A judicial source who spoke to Al-Ahram Weekly on condition of anonymity sharply criticised the candidates who resorted to the Urgent Matters Court to suspend the rulings issued by the Administrative Court. "The sentences were issued by the Administrative Court. This means they must be appealed in front of the Supreme Administrative Court, and not the Urgent Matters Court," said the source.
Resorting to the Urgent Matters Court has a very simple aim. In case any of the candidates who resorted to the Urgent Matters Court succeeded in entering parliament after winning the elections, it is only the People's Assembly which would be authorised to rule whether their election was legal. Thus, any further court rulings would be useless.

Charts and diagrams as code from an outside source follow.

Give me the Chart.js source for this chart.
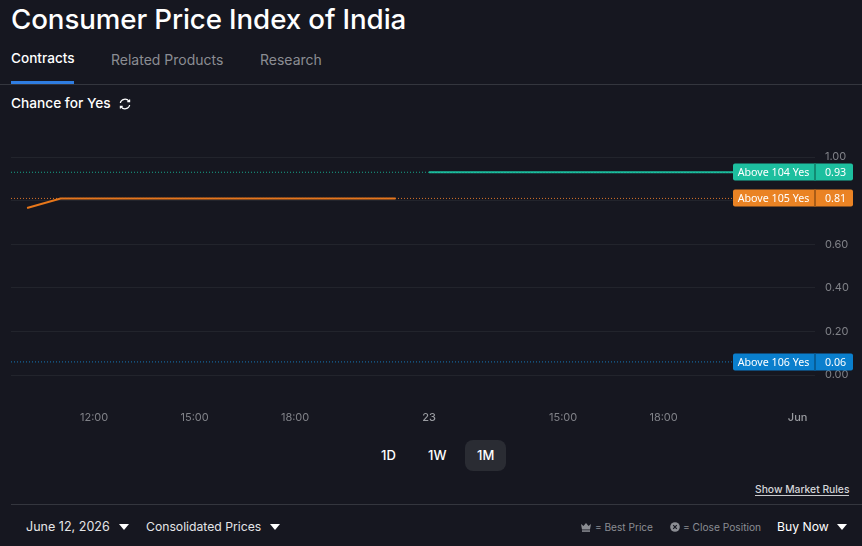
<!DOCTYPE html>
<html>
<head>
<meta charset="utf-8">
<title>Consumer Price Index of India</title>
<script src="https://cdn.jsdelivr.net/npm/chart.js@4"></script>
<style>
  html, body { margin: 0; padding: 0; background: #161720; overflow: hidden; }
  body { width: 862px; height: 546px; position: relative; font-family: Inter, sans-serif; color: #fff; }
  .t { position: absolute; white-space: nowrap; line-height: 20px; height: 20px; }
  .muted { color: #8b8d93; }
  .rule { position: absolute; height: 1px; background: #34363e; }
  .caret { position: absolute; width: 0; height: 0; border-left: 5.5px solid transparent; border-right: 5.5px solid transparent; border-top: 6px solid #fff; }
  #chart-wrap { position: absolute; left: 0; top: 125px; width: 862px; height: 305px; }
  #range-active { position: absolute; left: 465px; top: 440px; width: 41px; height: 31px; border-radius: 8px; background: #2a2c33; }
  svg { position: absolute; }
</style>
</head>
<body>
  <div class="t" style="left:11px;top:9px;font-size:27.7px;font-weight:500;letter-spacing:-0.1px">Consumer Price Index of India</div>

  <div class="t" style="left:11px;top:48px;font-size:13.6px;font-weight:500">Contracts</div>
  <div class="t muted" style="left:111px;top:50px;font-size:14px">Related Products</div>
  <div class="t muted" style="left:260px;top:50px;font-size:14px">Research</div>
  <div style="position:absolute;left:11px;top:81px;width:63px;height:3px;background:#2f7de1"></div>
  <div class="rule" style="left:0;top:84px;width:862px"></div>

  <div class="t" style="left:11px;top:93px;font-size:13.7px;font-weight:500">Chance for Yes</div>
  <svg style="left:119px;top:98px" width="12" height="12" viewBox="0 0 12 12" fill="none" stroke="#fff" stroke-width="1.2">
    <path d="M1.3 5a4.8 4.8 0 0 1 8.6-1.8"/><path d="M10.7 7a4.8 4.8 0 0 1-8.6 1.8"/>
    <path d="M10.6 1.4v2.3H8.3"/><path d="M1.4 10.6V8.3h2.3"/>
  </svg>

  <div id="chart-wrap"><canvas id="cpi-chart"></canvas></div>

  <div id="range-active"></div>
  <div class="t" style="left:381px;top:445px;font-size:13px;font-weight:500">1D</div>
  <div class="t" style="left:428px;top:445px;font-size:13px;font-weight:500">1W</div>
  <div class="t" style="left:477px;top:445px;font-size:13px;font-weight:500">1M</div>

  <div class="t" style="left:755px;top:479px;font-size:10.3px;color:#d5d6d9;font-weight:500">Show Market Rules</div>
  <div style="position:absolute;left:755px;top:495px;width:94px;height:1px;background:#c8c9cc"></div>
  <div class="rule" style="left:11px;top:504px;width:851px"></div>

  <div class="t" style="left:26px;top:517px;font-size:12.55px;color:#e4e5e7">June 12, 2026</div>
  <div class="caret" style="left:119px;top:524px"></div>
  <div class="t" style="left:146px;top:517px;font-size:12.2px;color:#e4e5e7">Consolidated Prices</div>
  <div class="caret" style="left:270px;top:524px"></div>

  <svg style="left:581px;top:523px" width="10" height="9" viewBox="0 0 10 9" fill="#8b8d93">
    <path d="M0 1l2.5 2L5 0l2.5 3L10 1 9 6.5H1z"/><rect x="1" y="7.3" width="8" height="1.5"/>
  </svg>
  <div class="t muted" style="left:595px;top:517px;font-size:10.1px">= Best Price</div>
  <svg style="left:670px;top:522px" width="10" height="10" viewBox="0 0 10 10">
    <circle cx="5" cy="5" r="4.8" fill="#8b8d93"/>
    <path d="M3.2 3.2l3.6 3.6M6.8 3.2l-3.6 3.6" stroke="#161720" stroke-width="1.2"/>
  </svg>
  <div class="t muted" style="left:683px;top:517px;font-size:10.2px">= Close Position</div>
  <div class="t" style="left:777px;top:517px;font-size:12.2px">Buy Now</div>
  <div class="caret" style="left:837px;top:524px"></div>

<script>
// x runs in trading hours, so the overnight gaps are already squeezed out
const tickHours = [12, 15, 18, 22, 26, 29, 33];
const tickLabels = ['12:00', '15:00', '18:00', '23', '15:00', '18:00', 'Jun'];
const majorLabels = ['23', 'Jun'];
const priceTicks = [0, 0.2, 0.4, 0.6, 0.8, 1];

const hourMin = 9.52;
const hourMax = 33.52;

const above105Hours = [10, 11, 21];
const above105Values = [0.766, 0.81, 0.81];
const above104Hours = [22, 33.52];
const above104Values = [0.93, 0.93];

const contractNames = ['Above 104 Yes', 'Above 105 Yes', 'Above 106 Yes'];
const lastPrices = [0.93, 0.81, 0.06];
const contractColors = ['#1dbf9f', '#ea8324', '#0a7fcd'];
const dividerColors = ['#128a72', '#a85c17', '#075e98'];
const guideColors = ['#17a78b', '#d9742a', '#1478b8'];

function points(xs, ys) {
  return xs.map((x, i) => ({ x, y: ys[i] }));
}

// dotted guide at each contract's last price
const guideSets = lastPrices.map((price, i) => ({
  data: points([hourMin, hourMax], [price, price]),
  borderColor: guideColors[i],
  borderWidth: 1,
  borderDash: [1, 2],
  pointRadius: 0
}));

// price tags on the right edge, over the axis
const priceTags = {
  id: 'priceTags',
  afterDraw(chart) {
    const { ctx, scales: { y } } = chart;
    ctx.save();
    ctx.font = '10.7px "Noto Sans"';
    ctx.textBaseline = 'middle';
    ctx.textAlign = 'center';
    lastPrices.forEach((price, i) => {
      const py = Math.round(y.getPixelForValue(price));
      ctx.fillStyle = contractColors[i];
      ctx.beginPath();
      ctx.roundRect(733, py - 8.5, 120, 17, 2);
      ctx.fill();
      ctx.fillStyle = dividerColors[i];
      ctx.fillRect(814, py - 8.5, 2, 17);
      ctx.fillStyle = '#fff';
      ctx.fillText(contractNames[i], 773.5, py + 0.5);
      ctx.fillText(price.toFixed(2), 835.5, py + 0.5);
    });
    ctx.restore();
  }
};

new Chart(document.getElementById('cpi-chart'), {
  type: 'line',
  data: {
    datasets: [
      ...guideSets,
      { data: points(above105Hours, above105Values), borderColor: '#e8771a', borderWidth: 2, pointRadius: 0 },
      { data: points(above104Hours, above104Values), borderColor: '#1dbf9f', borderWidth: 2, pointRadius: 0 }
    ]
  },
  options: {
    responsive: true,
    maintainAspectRatio: false,
    animation: false,
    layout: { padding: { left: 11, top: 32, right: 0, bottom: 0 } },
    plugins: { legend: { display: false }, tooltip: { enabled: false } },
    scales: {
      x: {
        type: 'linear',
        min: hourMin,
        max: hourMax,
        afterBuildTicks: axis => { axis.ticks = tickHours.map(value => ({ value })); },
        afterFit: axis => { axis.height = 55; },
        grid: { display: false },
        border: { display: false },
        ticks: {
          autoSkip: false,
          maxRotation: 0,
          padding: 28,
          callback: value => tickLabels[tickHours.indexOf(value)],
          color: ctx => majorLabels.includes(tickLabels[ctx.index]) ? '#9a9ca1' : '#808288',
          font: ctx => ({
            family: 'Inter',
            size: 11,
            weight: majorLabels.includes(tickLabels[ctx.index]) ? '500' : '400'
          })
        }
      },
      y: {
        position: 'right',
        min: 0,
        max: 1,
        afterBuildTicks: axis => { axis.ticks = priceTicks.map(value => ({ value })); },
        afterFit: axis => { axis.width = 47; },
        grid: { color: '#22242c', lineWidth: 1, drawTicks: false },
        border: { display: false },
        ticks: {
          padding: 10,
          color: '#808288',
          font: { family: 'Inter', size: 11 },
          callback: value => value.toFixed(2)
        }
      }
    }
  },
  plugins: [priceTags]
});
</script>
</body>
</html>
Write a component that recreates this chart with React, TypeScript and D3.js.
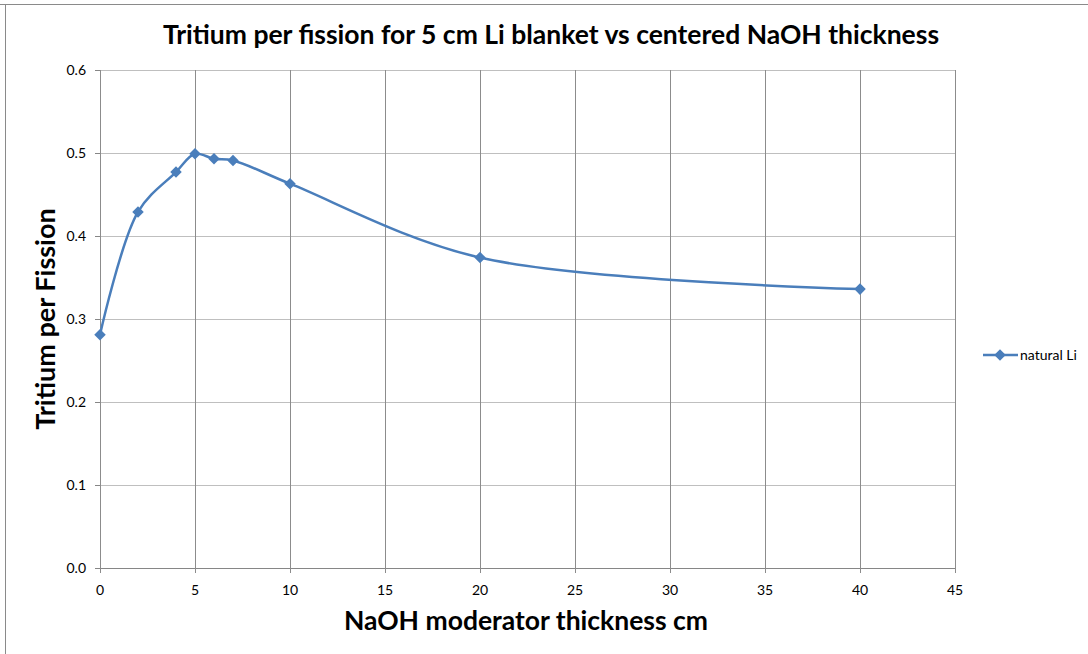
import React from "react";
import * as d3 from "d3";

// NaOH moderator thickness (cm) and tritium produced per fission
const thickness = [0, 2, 4, 5, 6, 7, 10, 20, 40];
const tritiumPerFission = [0.281, 0.429, 0.477, 0.499, 0.493, 0.491, 0.463, 0.374, 0.336];
const xTicks = [0, 5, 10, 15, 20, 25, 30, 35, 40, 45];
const yTicks = [0, 0.1, 0.2, 0.3, 0.4, 0.5, 0.6];
const seriesName = "natural Li";

const W = 1088;
const H = 654;
const FONT = "Lato, 'Open Sans', sans-serif";
const LINE = "#4a7ebb";

export default function App() {
  const x = d3.scaleLinear().domain([0, 45]).range([100, 955]);
  const y = d3.scaleLinear().domain([0, 0.6]).range([568, 70]);
  const pts: [number, number][] = thickness.map((t, i) => [t, tritiumPerFission[i]]);
  const line = d3
    .line<[number, number]>()
    .x((d) => x(d[0]))
    .y((d) => y(d[1]))
    .curve(d3.curveCatmullRom.alpha(0.5));
  const diamond = d3.symbol().type(d3.symbolDiamond2).size(85)()!;

  return (
    <svg
      width={W}
      height={H}
      style={{ position: "absolute", left: 0, top: 0, background: "#fff" }}
      fontFamily={FONT}
    >
      <rect x={0} y={0} width={W} height={H} fill="#fff" />
      {/* outer chart frame */}
      <line x1={0} x2={W} y1={4.5} y2={4.5} stroke="#8a8a8a" strokeWidth={1} />
      <line x1={5.5} x2={5.5} y1={4.5} y2={H} stroke="#8a8a8a" strokeWidth={1} />

      <text x={551} y={44} textAnchor="middle" fontSize={26.5} fontWeight="bold" fill="#000">
        Tritium per fission for 5 cm Li blanket vs centered NaOH thickness
      </text>

      {/* horizontal gridlines */}
      {yTicks.map((t) => (
        <line
          key={"hg" + t}
          x1={x(0)}
          x2={x(45)}
          y1={Math.round(y(t)) + 0.5}
          y2={Math.round(y(t)) + 0.5}
          stroke={t === 0 ? "#868686" : "#bfbfbf"}
          strokeWidth={1}
        />
      ))}
      {/* vertical gridlines */}
      {xTicks.map((t) => (
        <line
          key={"vg" + t}
          x1={Math.round(x(t)) + 0.5}
          x2={Math.round(x(t)) + 0.5}
          y1={y(0.6)}
          y2={y(0) + 5}
          stroke="#8c8c8c"
          strokeWidth={1}
        />
      ))}
      {/* y tick marks */}
      {yTicks.map((t) => (
        <line
          key={"yt" + t}
          x1={x(0) - 5}
          x2={x(0)}
          y1={Math.round(y(t)) + 0.5}
          y2={Math.round(y(t)) + 0.5}
          stroke="#868686"
        />
      ))}
      {yTicks.map((t) => (
        <text key={"yl" + t} x={86} y={y(t) + 5} textAnchor="end" fontSize={14} fill="#000">
          {t.toFixed(1)}
        </text>
      ))}
      {xTicks.map((t) => (
        <text key={"xl" + t} x={x(t)} y={595} textAnchor="middle" fontSize={14} fill="#000">
          {t}
        </text>
      ))}

      <path d={line(pts)!} fill="none" stroke={LINE} strokeWidth={2.5} />
      {pts.map((p, i) => (
        <path key={"m" + i} d={diamond} transform={`translate(${x(p[0])},${y(p[1])})`} fill={LINE} />
      ))}

      <text x={526} y={630} textAnchor="middle" fontSize={26.5} fontWeight="bold" fill="#000">
        NaOH moderator thickness cm
      </text>
      <text
        transform={`translate(55,319) rotate(-90)`}
        textAnchor="middle"
        fontSize={27}
        fontWeight="bold"
        fill="#000"
      >
        Tritium per Fission
      </text>

      {/* legend */}
      <line x1={983} x2={1018} y1={355} y2={355} stroke={LINE} strokeWidth={2.5} />
      <path d={diamond} transform="translate(1000,355)" fill={LINE} />
      <text x={1020} y={360} fontSize={14} fill="#000">
        {seriesName}
      </text>
    </svg>
  );
}
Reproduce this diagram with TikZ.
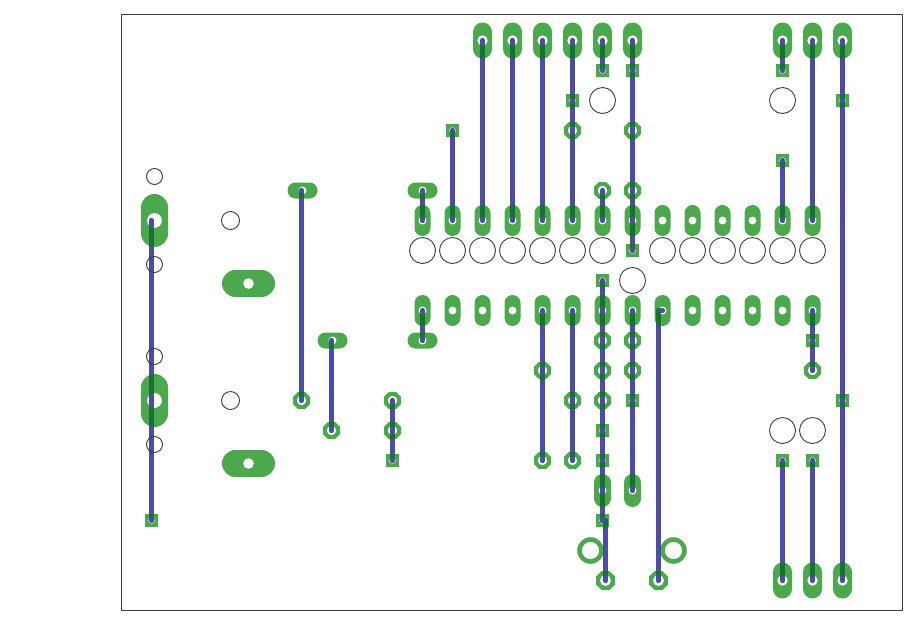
\documentclass[tikz,border=0pt]{standalone}
\definecolor{trackblue}{RGB}{75,75,170}
\definecolor{padgreen}{RGB}{0,131,0}
\definecolor{rimgrey}{RGB}{60,60,60}
\tikzset{
  track/.style={draw=trackblue,line width=5.4pt,line cap=round,line join=round},
  copper/.style={fill=padgreen,fill opacity=.7,even odd rule,draw=none},
  drill/.style={draw=rimgrey,line width=.9pt,fill=none},
  frame/.style={draw=rimgrey,line width=.9pt,fill=none}
}
% x,y,half width,half height,hole radius
\newcommand{\ovalpad}[5]{\fill[copper,rounded corners=0pt]
  \ifdim #3pt<#4pt
    (#1-#3,#2-#4+#3) arc[start angle=180,end angle=360,radius=#3] -- (#1+#3,#2+#4-#3) arc[start angle=0,end angle=180,radius=#3] -- cycle
  \else
    (#1-#3+#4,#2-#4) -- (#1+#3-#4,#2-#4) arc[start angle=-90,end angle=90,radius=#4] -- (#1-#3+#4,#2+#4) arc[start angle=90,end angle=270,radius=#4] -- cycle
  \fi
  (#1,#2) circle[radius=#5];}
\newcommand{\sqpad}[2]{\fill[copper] (#1-6.5,#2-6.5) rectangle (#1+6.5,#2+6.5) (#1,#2) circle[radius=3.3];}
% x,y,half width,hole radius
\newcommand{\octpad}[4]{\fill[copper]
  (#1-#3,#2-.42*#3) -- (#1-.42*#3,#2-#3) -- (#1+.42*#3,#2-#3) -- (#1+#3,#2-.42*#3) --
  (#1+#3,#2+.42*#3) -- (#1+.42*#3,#2+#3) -- (#1-.42*#3,#2+#3) -- (#1-#3,#2+.42*#3) -- cycle
  (#1,#2) circle[radius=#4];}
\begin{document}
\begin{tikzpicture}[x=1pt,y=-1pt]
\useasboundingbox (0,0) rectangle (904,622);
\draw[frame] (121.5,14.5) rectangle (902.5,610.5);
% tracks
\foreach \xa/\ya/\xb/\yb in {
  151.5/220.5/151.5/520.5, 301.5/190.5/301.5/400.5, 331.5/340.5/331.5/430.5,
  392.5/400.5/392.5/460.5, 422.5/190.5/422.5/220.5, 422.5/310.5/422.5/340.5,
  452.5/130.5/452.5/220.5, 482.5/40.5/482.5/220.5, 512.5/40.5/512.5/220.5,
  542.5/40.5/542.5/220.5, 572.5/40.5/572.5/220.5, 602.5/40.5/602.5/70.5,
  632.5/40.5/632.5/250.5, 602.5/190.5/602.5/220.5, 782.5/40.5/782.5/70.5,
  812.5/40.5/812.5/220.5, 842.5/40.5/842.5/580.5, 782.5/160.5/782.5/220.5,
  812.5/310.5/812.5/370.5, 542.5/310.5/542.5/460.5, 572.5/310.5/572.5/460.5,
  602.5/280.5/602.5/520.5, 632.5/310.5/632.5/490.5,
  782.5/460.5/782.5/580.5, 812.5/460.5/812.5/580.5}
  {\draw[track] (\xa,\ya) -- (\xb,\yb);}
\draw[track] (602.5,520.5) -- (605.5,520.5) -- (605.5,580.5);
\draw[track] (662.5,310.5) -- (658.5,310.5) -- (658.5,580.5);
% long top and bottom pads
\foreach \px/\py in {482.5/40.5,512.5/40.5,542.5/40.5,572.5/40.5,602.5/40.5,632.5/40.5,
  782.5/40.5,812.5/40.5,842.5/40.5,782.5/580.5,812.5/580.5,842.5/580.5}
  {\ovalpad{\px}{\py}{9.5}{18}{5.3}}
% socket rows
\foreach \px in {422.5,452.5,482.5,512.5,542.5,572.5,602.5,632.5,662.5,692.5,722.5,752.5,782.5,812.5}
  {\ovalpad{\px}{220.5}{8}{15.5}{4.1}\ovalpad{\px}{310.5}{8}{15.5}{4.1}}
\foreach \px in {602.5,632.5}{\ovalpad{\px}{490.5}{8.5}{16.5}{4.1}}
% horizontal pads
\foreach \px/\py in {422.5/190.5,422.5/340.5,302.5/190.5,332.5/340.5}
  {\ovalpad{\px}{\py}{15}{8}{4.1}}
\foreach \py in {220.5,400.5}{\ovalpad{154.5}{\py}{13.5}{26.5}{7.5}}
\foreach \py in {283.5,463.5}{\ovalpad{248.5}{\py}{26.5}{13.5}{5.5}}
% square pads
\foreach \px/\py in {151.5/520.5,392.5/460.5,452.5/130.5,572.5/100.5,602.5/70.5,632.5/70.5,
  632.5/250.5,782.5/70.5,842.5/100.5,842.5/400.5,782.5/160.5,812.5/340.5,602.5/280.5,
  602.5/430.5,602.5/460.5,602.5/520.5,632.5/400.5,782.5/460.5,812.5/460.5}
  {\sqpad{\px}{\py}}
% octagon pads
\foreach \px/\py in {301.5/400.5,331.5/430.5,392.5/400.5,392.5/430.5,572.5/130.5,632.5/130.5,
  632.5/190.5,602.5/190.5,812.5/370.5,542.5/370.5,542.5/460.5,572.5/400.5,572.5/460.5,
  602.5/340.5,602.5/370.5,602.5/400.5,632.5/340.5,632.5/370.5}
  {\octpad{\px}{\py}{8.5}{4.8}}
\foreach \px in {605.5,658.5}{\octpad{\px}{580.5}{9.5}{5.6}}
% rings
\foreach \px in {590.5,673.5}{\fill[copper] (\px,550.5) circle[radius=13.3] (\px,550.5) circle[radius=8.7];}
% drills
\foreach \px/\py/\pr in {422.5/250.5/13,452.5/250.5/13,482.5/250.5/13,512.5/250.5/13,542.5/250.5/13,
  572.5/250.5/13,602.5/250.5/13,662.5/250.5/13,692.5/250.5/13,722.5/250.5/13,752.5/250.5/13,
  782.5/250.5/13,812.5/250.5/13,632.5/280.5/13,602.5/100.5/13,782.5/100.5/13,782.5/430.5/13,
  812.5/430.5/13,154.5/176.5/8,154.5/264.5/8,154.5/356.5/8,154.5/444.5/8,230.5/220.5/9,230.5/400.5/9}
  {\draw[drill] (\px,\py) circle[radius=\pr];}
\end{tikzpicture}
\end{document}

Meanwhile, and as the electoral system in Egypt states that at least 50 per cent of MPs should be workers and peasants, each candidate has to determine beforehand the category he belonged to. This opened the door for another loophole through which candidates could contest the credentials of their adversaries in order to exclude them from the elections. For example, Abdel-Aziz Mustafa, NDP candidate in Qasr Al-Nil constituency in Cairo, was running for the workers' seat, while his colleague from the ruling party, Hossam Badrawi, was running in the professionals'. Last week, the Administrative Court ruled that Mustafa's category must be changed from workers' to professionals', meaning that he would run against his own party colleague, Badrawi. This opened the door for an independent or opposition candidate to fill the workers' seat. Six more NDP candidates faced a similarly embarrassing situation, with the Administrative Court ruling at the last minute that they run as professionals instead of workers.
Yet, the seven NDP candidates whose category was changed from professional to worker only a few days before the ballot also resorted to the Urgent Matters Court to suspend the Administrative Court's rulings. The Urgent Matters Court said it would rule in their cases on 9,10 and 11 December.
According to the law, any candidate running for a parliamentary seat has to be Egyptian and literate, must have undertaken the compulsory military service and has not been indicted for a criminal offence. Wafd party candidate Mursi El-Sheikh, opponent of NDP candidate and Parliament Speaker Fathi Sorour in Sayeda Zeinab, filed a lawsuit against him with the Administrative Court, claiming that had dodged military service. Sorour presented papers proving that all men born like him in 1932 were exempt from the military service. The court rejected El-Sheikh's case. However, the court accepted a second lawsuit filed by El-Sheikh against Sorour, accusing the latter of adding 5,000 names to the lists of voters in Sayeda Zeinab a few months ago, although they did not live there, and worked in fact at a factory in one of the new satellite cities.
On Tuesday, the Administrative Court also ruled that a candidate in Sahel, Cairo, Mustafa El-Nahhas, could not run because he could not read or write. El-Nahhas reacted: "No problem. I will go to the Urgent Matters Court which is likely to issue its ruling after the elections have taken place."